— start Supplied entries —

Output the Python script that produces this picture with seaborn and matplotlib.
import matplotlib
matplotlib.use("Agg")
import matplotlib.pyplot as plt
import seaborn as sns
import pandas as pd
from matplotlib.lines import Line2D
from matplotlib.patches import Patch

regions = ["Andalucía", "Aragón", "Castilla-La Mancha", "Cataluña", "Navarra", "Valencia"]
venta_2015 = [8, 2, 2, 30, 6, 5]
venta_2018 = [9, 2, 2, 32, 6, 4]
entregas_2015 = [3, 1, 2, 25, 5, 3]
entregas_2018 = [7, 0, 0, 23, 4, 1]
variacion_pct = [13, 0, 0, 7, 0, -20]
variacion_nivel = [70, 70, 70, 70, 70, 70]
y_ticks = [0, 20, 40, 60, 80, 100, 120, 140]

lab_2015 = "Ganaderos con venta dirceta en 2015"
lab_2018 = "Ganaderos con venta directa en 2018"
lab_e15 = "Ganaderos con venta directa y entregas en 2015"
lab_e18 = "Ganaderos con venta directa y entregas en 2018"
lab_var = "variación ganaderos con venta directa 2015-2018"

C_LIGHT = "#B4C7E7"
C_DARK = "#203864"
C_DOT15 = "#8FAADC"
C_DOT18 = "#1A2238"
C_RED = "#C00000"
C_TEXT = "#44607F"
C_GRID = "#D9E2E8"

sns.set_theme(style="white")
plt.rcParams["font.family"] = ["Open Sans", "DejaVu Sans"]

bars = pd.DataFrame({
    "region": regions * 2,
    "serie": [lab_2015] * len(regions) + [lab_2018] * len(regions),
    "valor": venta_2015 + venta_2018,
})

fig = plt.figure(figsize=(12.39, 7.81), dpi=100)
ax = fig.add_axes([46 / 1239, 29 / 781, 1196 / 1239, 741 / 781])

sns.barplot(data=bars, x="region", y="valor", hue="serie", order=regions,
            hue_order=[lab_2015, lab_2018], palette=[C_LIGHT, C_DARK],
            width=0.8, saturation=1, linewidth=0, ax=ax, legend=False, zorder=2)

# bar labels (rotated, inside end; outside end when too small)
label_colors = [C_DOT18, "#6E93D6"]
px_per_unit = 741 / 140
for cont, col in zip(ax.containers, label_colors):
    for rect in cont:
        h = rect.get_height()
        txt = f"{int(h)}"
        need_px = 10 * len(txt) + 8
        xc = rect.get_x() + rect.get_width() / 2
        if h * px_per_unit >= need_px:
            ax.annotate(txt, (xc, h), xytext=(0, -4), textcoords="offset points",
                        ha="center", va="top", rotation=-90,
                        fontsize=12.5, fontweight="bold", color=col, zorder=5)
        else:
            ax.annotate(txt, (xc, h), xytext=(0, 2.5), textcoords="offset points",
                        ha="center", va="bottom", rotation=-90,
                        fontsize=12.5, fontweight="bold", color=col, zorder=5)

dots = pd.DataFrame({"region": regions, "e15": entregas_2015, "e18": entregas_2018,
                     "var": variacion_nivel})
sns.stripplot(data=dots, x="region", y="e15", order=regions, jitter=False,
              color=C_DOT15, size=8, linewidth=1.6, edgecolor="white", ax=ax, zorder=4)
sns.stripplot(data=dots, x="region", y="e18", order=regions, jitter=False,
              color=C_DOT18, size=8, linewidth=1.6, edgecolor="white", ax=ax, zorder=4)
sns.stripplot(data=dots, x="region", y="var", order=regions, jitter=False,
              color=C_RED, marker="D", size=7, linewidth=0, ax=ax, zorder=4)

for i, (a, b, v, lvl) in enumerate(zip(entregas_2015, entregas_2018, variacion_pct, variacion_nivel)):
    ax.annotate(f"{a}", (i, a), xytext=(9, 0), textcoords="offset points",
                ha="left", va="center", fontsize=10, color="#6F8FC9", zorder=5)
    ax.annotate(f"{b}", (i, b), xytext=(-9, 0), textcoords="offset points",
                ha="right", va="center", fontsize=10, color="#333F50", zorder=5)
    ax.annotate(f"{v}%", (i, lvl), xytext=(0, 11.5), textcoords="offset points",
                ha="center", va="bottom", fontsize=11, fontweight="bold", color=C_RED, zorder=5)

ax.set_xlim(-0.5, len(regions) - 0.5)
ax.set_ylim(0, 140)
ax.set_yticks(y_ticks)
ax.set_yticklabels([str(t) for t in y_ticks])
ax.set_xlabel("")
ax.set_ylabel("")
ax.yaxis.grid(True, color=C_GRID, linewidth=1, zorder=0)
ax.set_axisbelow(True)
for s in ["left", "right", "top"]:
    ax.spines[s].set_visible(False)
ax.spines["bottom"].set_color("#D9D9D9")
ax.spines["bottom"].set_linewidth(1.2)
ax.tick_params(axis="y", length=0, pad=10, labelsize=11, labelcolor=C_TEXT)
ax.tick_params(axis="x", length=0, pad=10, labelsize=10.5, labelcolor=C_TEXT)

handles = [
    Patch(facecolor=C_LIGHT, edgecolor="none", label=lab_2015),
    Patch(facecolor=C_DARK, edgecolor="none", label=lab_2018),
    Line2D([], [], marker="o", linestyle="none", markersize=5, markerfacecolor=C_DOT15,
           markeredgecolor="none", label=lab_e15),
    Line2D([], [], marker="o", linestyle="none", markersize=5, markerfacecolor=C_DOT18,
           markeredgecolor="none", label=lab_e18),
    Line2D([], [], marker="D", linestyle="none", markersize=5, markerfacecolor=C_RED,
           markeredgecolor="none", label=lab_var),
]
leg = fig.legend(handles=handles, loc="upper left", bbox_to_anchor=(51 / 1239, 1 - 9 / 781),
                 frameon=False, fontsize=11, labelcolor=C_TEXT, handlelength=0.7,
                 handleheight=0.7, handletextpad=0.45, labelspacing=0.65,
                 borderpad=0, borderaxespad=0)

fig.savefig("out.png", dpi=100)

— end Supplied entries —
— start Supplied entries —

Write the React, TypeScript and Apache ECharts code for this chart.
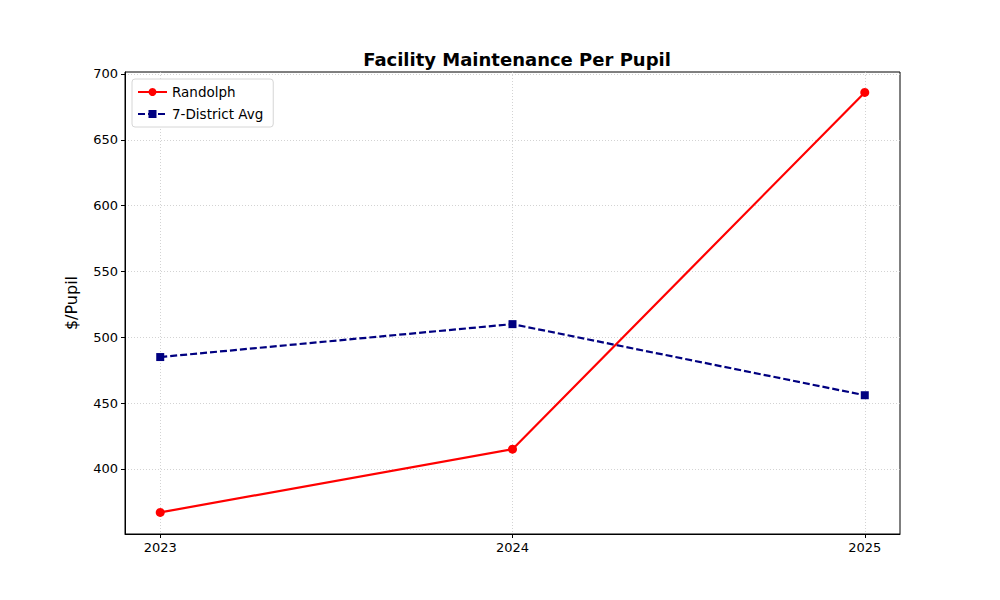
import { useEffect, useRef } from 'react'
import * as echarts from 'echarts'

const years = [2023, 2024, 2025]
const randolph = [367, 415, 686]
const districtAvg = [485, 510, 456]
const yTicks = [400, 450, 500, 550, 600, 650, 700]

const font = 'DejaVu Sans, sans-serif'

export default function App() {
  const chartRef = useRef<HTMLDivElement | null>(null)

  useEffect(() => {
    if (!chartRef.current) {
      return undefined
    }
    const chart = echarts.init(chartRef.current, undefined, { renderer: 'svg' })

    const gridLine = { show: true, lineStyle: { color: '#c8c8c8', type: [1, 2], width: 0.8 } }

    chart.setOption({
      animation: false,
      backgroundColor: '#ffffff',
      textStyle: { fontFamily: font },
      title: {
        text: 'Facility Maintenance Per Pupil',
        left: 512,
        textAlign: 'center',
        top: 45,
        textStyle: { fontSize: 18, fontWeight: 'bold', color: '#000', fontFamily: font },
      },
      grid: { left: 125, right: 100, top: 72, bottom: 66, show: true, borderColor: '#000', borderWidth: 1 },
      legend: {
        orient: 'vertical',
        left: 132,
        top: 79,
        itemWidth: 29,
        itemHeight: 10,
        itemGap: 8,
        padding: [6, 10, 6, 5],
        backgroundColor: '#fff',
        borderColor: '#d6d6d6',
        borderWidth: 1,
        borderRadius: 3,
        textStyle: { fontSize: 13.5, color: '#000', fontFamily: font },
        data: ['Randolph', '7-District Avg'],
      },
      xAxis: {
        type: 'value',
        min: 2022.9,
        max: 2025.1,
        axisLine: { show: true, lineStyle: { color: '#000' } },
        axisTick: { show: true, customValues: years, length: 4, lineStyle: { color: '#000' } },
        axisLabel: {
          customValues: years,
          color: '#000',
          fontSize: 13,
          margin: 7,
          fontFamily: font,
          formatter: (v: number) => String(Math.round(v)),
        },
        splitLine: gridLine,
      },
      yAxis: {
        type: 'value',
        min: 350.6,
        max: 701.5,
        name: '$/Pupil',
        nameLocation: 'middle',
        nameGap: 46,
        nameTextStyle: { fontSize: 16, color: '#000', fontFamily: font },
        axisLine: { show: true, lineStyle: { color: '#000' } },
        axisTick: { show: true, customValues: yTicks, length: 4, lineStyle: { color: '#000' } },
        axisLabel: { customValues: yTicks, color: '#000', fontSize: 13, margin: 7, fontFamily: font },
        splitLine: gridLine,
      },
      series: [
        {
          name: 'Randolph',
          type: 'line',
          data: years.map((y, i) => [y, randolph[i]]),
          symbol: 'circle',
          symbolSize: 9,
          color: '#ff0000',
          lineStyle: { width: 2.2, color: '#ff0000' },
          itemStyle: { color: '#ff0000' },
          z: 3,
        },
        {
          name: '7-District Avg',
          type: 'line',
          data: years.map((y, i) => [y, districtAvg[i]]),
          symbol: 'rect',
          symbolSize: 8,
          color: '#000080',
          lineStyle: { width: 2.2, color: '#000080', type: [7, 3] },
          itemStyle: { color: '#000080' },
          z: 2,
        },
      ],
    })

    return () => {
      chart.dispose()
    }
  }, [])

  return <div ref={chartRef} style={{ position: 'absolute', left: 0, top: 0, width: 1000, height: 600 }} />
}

— end Supplied entries —

§ Short problem:
Copy out each line of the records that holds the string "matplotlib".

§ Result below:
Output the Python script that produces this picture with seaborn and matplotlib.
import matplotlib
matplotlib.use("Agg")
import matplotlib.pyplot as plt
from matplotlib.lines import Line2D
from matplotlib.patches import Patch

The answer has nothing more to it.